While many are supportive of cryptocurrency attestations, our view is they can provide a false sense of security. The attestations are meant to sum all the client accounts and compare these to wallet balances under the control of the cryptocurrency exchange. When clients log in, they can see their balance was part of the attestation.
However, there are several ways in which this does not necessarily provide proof. For example, the exchange is privy to which people never log on to their accounts. So it’s conceivable they could exclude these accounts when getting attestations. They often included negative balances as well, which defeats the object.
But most importantly, the attestations don’t reflect off chain contracts. The company could have other significant liabilities that are not reflected, such as a blanket pledge.
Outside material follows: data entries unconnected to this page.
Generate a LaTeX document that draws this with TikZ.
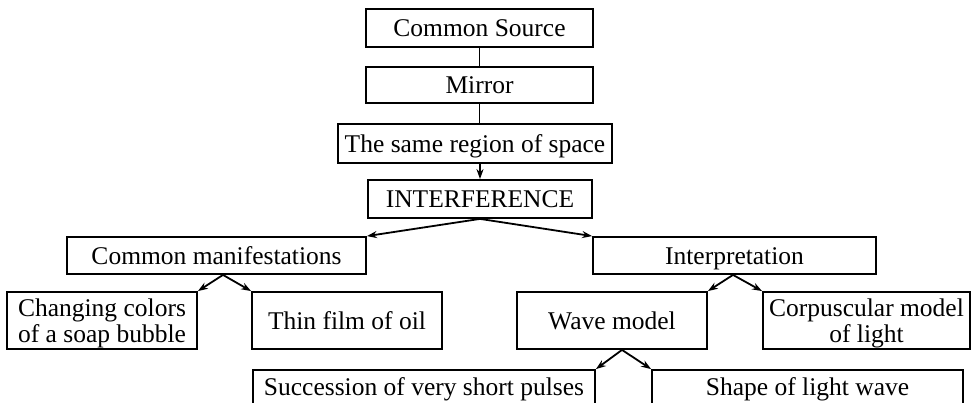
\documentclass[tikz,border=0pt]{standalone}
\usepackage{fontspec}
\setmainfont{Liberation Serif}
\usetikzlibrary{arrows.meta}
\tikzset{
  box/.style={draw, line width=1.8pt, inner sep=0pt, align=center,
    font=\fontsize{25.5}{26}\selectfont, text depth=0pt},
  link/.style={line width=1.8pt},
  arr/.style={line width=1.8pt, -{Stealth[length=10pt,width=7pt]}}
}
\newcommand{\topstrut}{\rule{0pt}{17.6pt}}
\begin{document}
\begin{tikzpicture}[x=1pt,y=-1pt]
\useasboundingbox (0,0) rectangle (977,403);
\clip (0,0) rectangle (977,403);
\node[box, minimum width=227pt, minimum height=38pt] (cs) at (479.5,28) {\topstrut Common Source};
\node[box, minimum width=227pt, minimum height=36pt] (mir) at (479.5,85) {\topstrut Mirror};
\node[box, minimum width=274pt, minimum height=39pt] (same) at (475,143.5) {\topstrut The same region of space};
\node[box, minimum width=224pt, minimum height=38pt] (intf) at (480,199) {\topstrut INTERFERENCE};
\node[box, minimum width=299pt, minimum height=37pt] (cm) at (216.5,255.5) {\topstrut Common manifestations};
\node[box, minimum width=283pt, minimum height=37pt] (interp) at (734.5,255.5) {\topstrut Interpretation};
\node[box, minimum width=190pt, minimum height=57pt] (chg) at (102,320.5) {\topstrut Changing colors\\of a soap bubble};
\node[box, minimum width=190pt, minimum height=57pt] (thin) at (347,320.5) {\topstrut Thin film of oil};
\node[box, minimum width=190pt, minimum height=57pt] (wave) at (612,320.5) {\topstrut Wave model};
\node[box, minimum width=207pt, minimum height=57pt] (corp) at (866.5,320.5) {\topstrut Corpuscular model\\of light};
\node[box, minimum width=342pt, minimum height=34pt] (succ) at (424,387) {\topstrut Succession of very short pulses};
\node[box, minimum width=311pt, minimum height=34pt] (shape) at (807.5,387) {\topstrut Shape of light wave};
\coordinate (cmA) at ([xshift=6.5pt]cm.south);
\coordinate (inA) at ([xshift=-1.5pt]interp.south);
\coordinate (wvA) at ([xshift=10pt]wave.south);
\draw[link] (cs.south) -- (mir.north);
\draw[link] (mir.south) -- (mir.south |- same.north);
\draw[arr] (intf.north |- same.south) -- (intf.north);
\draw[arr] (intf.south) -- (cm.north east);
\draw[arr] (intf.south) -- (interp.north west);
\draw[arr] (cmA) -- (chg.north east);
\draw[arr] (cmA) -- (thin.north west);
\draw[arr] (inA) -- (wave.north east);
\draw[arr] (inA) -- (corp.north west);
\draw[arr] (wvA) -- (succ.north east);
\draw[arr] (wvA) -- (shape.north west);
\end{tikzpicture}
\end{document}
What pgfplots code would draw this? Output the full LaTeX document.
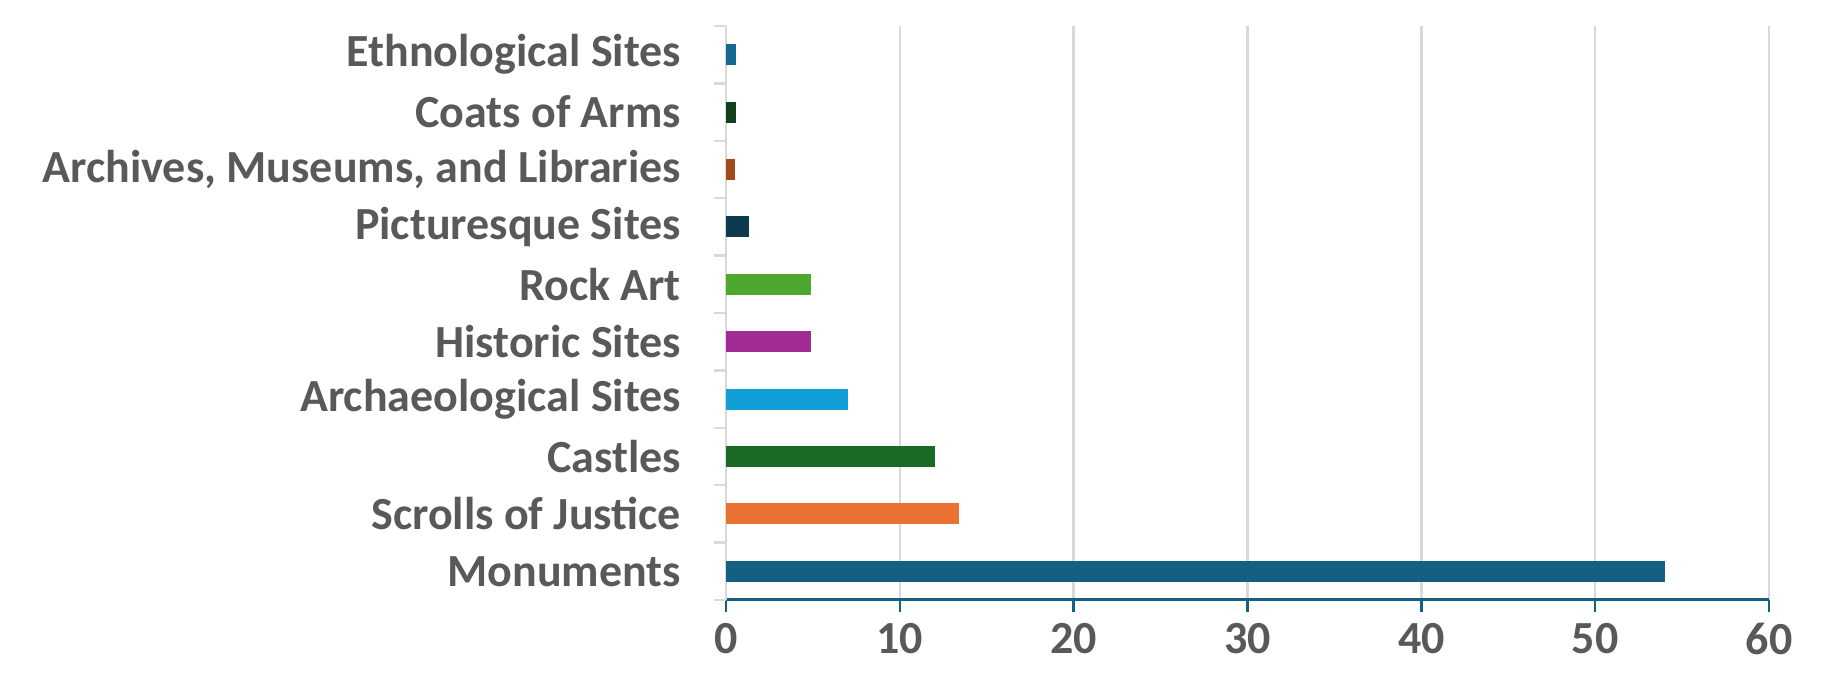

It could have temporarily borrowed the crypto assets just for the attestation work.
Kraken was one of the first cryptocurrency exchanges to do attestations. Its CEO Jesse Powell was critical of Binance’s attestation when it was first announced.
Mazars silence is deafening
On the one hand, it may have seemed odd that Mazars South Africa is doing these attestations. However, the company employs over a thousand people in the country alone. In contrast, for years the branch of the auditors that provided attestations to the Tether stablecoin had only a handful of staff.
It is unusual that the comments about Mazars pausing crypto work came from Binance, not Mazars. Bloomberg reported viewing a Mazars email expressing concerns that its reports had not reassured markets and it was concerned about media scrutiny. But would this justify the withdrawal of previously published attestations? And the withdrawl could result in some people jumping to the conclusion that something is up at one or more of them, unsettling markets further.